New diagnoses for rare disease patients
We uncovered variants in seven individuals from the DDD cohort; two of these variants we then also found in four additional patients from other patient cohorts. We were able to return these diagnoses to the patients, finally giving them and their families answers and ending their long ‘diagnostic odyssey’.
New mechanisms underlying disease
Six of the variants we found impacted only one gene - MEF2C. We used both computational and laboratory based techniques to look into how these variants cause disease and found three different mechanisms:
Deleting promoter regions which are required to drive gene expression, resulting in lower levels of RNA transcript.
Reducing translation of RNA into protein, resulting in lower levels of MEF2C protein.
Disrupting MEF2C protein function, by preventing MEF2C binding to DNA.
All of these mechanisms ultimately result in lower levels of functional MEF2C protein.
Non-coding region variants are an important cause of rare disease
A quite surprising finding was that together, these non-coding region variants comprised almost ¼ of all genetic diagnoses identified in MEF2C in DDD. All of these would be missed in standard clinical genetic testing. These data suggest that we should be assessing these regions in patients that remain genetically undiagnosed.

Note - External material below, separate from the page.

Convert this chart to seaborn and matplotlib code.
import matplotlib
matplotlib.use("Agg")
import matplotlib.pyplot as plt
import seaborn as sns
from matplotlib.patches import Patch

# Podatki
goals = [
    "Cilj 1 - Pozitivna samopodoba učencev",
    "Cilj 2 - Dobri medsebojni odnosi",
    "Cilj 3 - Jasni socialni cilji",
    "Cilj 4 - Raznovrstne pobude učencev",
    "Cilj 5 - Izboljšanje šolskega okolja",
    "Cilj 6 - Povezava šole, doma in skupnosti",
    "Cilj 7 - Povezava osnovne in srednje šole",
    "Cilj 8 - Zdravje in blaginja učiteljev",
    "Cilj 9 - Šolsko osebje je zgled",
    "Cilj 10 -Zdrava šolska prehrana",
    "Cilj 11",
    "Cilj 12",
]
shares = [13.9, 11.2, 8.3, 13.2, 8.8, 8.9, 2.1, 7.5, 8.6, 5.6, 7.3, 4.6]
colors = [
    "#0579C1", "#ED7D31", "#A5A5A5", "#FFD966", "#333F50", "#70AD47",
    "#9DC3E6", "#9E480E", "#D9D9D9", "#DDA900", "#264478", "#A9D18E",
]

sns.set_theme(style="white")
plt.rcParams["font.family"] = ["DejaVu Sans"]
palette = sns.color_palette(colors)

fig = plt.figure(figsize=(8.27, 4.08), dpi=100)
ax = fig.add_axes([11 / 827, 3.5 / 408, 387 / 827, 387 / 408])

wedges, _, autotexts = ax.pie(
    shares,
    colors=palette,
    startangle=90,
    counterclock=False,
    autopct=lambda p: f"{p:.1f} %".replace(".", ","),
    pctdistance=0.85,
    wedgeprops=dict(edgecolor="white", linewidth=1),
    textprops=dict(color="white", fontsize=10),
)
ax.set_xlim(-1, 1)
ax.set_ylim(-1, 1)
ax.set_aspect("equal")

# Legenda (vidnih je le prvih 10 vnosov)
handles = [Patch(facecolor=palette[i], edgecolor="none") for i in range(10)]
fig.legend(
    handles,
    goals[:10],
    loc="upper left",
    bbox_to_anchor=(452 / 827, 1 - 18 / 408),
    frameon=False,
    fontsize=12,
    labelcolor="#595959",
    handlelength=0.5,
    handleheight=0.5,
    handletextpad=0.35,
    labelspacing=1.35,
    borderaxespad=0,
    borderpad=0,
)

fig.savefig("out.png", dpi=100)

An important thing to note, however, is that this does not mean that ¼ of all developmental disease diagnoses are due to variants in non-coding regions. MEF2C is likely a particularly special case. Nethertheless, there are likely other ‘MEF2C like’ genes across different rare diseases where these variants are similarly important.

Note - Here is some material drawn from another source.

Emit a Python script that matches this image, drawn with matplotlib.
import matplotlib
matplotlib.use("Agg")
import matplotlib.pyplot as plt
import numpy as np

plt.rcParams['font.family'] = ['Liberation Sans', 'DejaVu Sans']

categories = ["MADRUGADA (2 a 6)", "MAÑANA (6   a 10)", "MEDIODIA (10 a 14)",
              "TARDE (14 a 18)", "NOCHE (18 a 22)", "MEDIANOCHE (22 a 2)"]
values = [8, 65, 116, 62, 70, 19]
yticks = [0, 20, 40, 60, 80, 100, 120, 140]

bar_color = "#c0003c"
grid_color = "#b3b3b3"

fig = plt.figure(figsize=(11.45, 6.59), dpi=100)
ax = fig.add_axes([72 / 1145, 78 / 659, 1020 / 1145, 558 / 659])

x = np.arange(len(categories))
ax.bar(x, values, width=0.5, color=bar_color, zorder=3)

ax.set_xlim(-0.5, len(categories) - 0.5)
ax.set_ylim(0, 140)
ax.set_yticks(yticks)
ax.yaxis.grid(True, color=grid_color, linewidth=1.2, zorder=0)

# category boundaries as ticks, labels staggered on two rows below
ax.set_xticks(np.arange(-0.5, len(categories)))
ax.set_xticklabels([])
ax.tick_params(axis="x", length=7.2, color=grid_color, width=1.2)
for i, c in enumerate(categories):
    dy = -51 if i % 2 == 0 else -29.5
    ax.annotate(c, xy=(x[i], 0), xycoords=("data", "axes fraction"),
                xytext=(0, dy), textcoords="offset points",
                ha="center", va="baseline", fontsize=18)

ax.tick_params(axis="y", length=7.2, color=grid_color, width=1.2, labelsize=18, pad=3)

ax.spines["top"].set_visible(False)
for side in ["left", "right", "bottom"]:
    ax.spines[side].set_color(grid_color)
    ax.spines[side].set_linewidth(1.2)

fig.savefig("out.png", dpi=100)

Diagnoses may be hiding in data that already exists
Another important finding is our ability to detect these variants in the first place. The DDD sequencing data is primarily designed to profile protein-coding regions (the exome). Despite the data being enriched for the exome, however, there are still sequencing reads generated from other (‘off-target’) regions, especially those close to protein-coding regions. We found sufficient sequencing reads to detect genetic variants over 31% of our prioritised UTR bases in these data. This has important implications as the majority of clinical sequencing data that has been generated to date is similarly targeted at protein-coding regions. These data suggest that we might be able to find additional diagnoses in these existing datasets, just through re-analysis.
So where next?
We are still in the early days of understanding the role of non-coding region variants in developmental disorders, and rare disease more broadly. It will be really exciting to uncover additional disease-causing mechanisms as we find more and more examples of functional non-coding region variants. These variants are not only a source of additional genetic diagnoses, but are also an interesting view into gene regulatory mechanisms. In order to do this at scale, we need more datasets that profile the entire genome of both rare disease patients and healthy controls, we need transparent data-sharing across these datasets, and we need both tools and guidelines to support identification, annotation, and clinical interpretation of non-coding variants identified in these individuals.
Some thank yous
This work was a true example of how important collaboration is in science and was a real team effort. Thank you especially to Caroline Wright, Paul Barton, Nick Quaife, Enrique Lara-Pezzi, and Laura Ramos-Hernández - working with you all on this was an absolute pleasure!
Finally, and most importantly, a huge thank you to all of the patients and clinicians involved in the DDD project - without you, none of the ground-breaking research to come out of the study would be possible.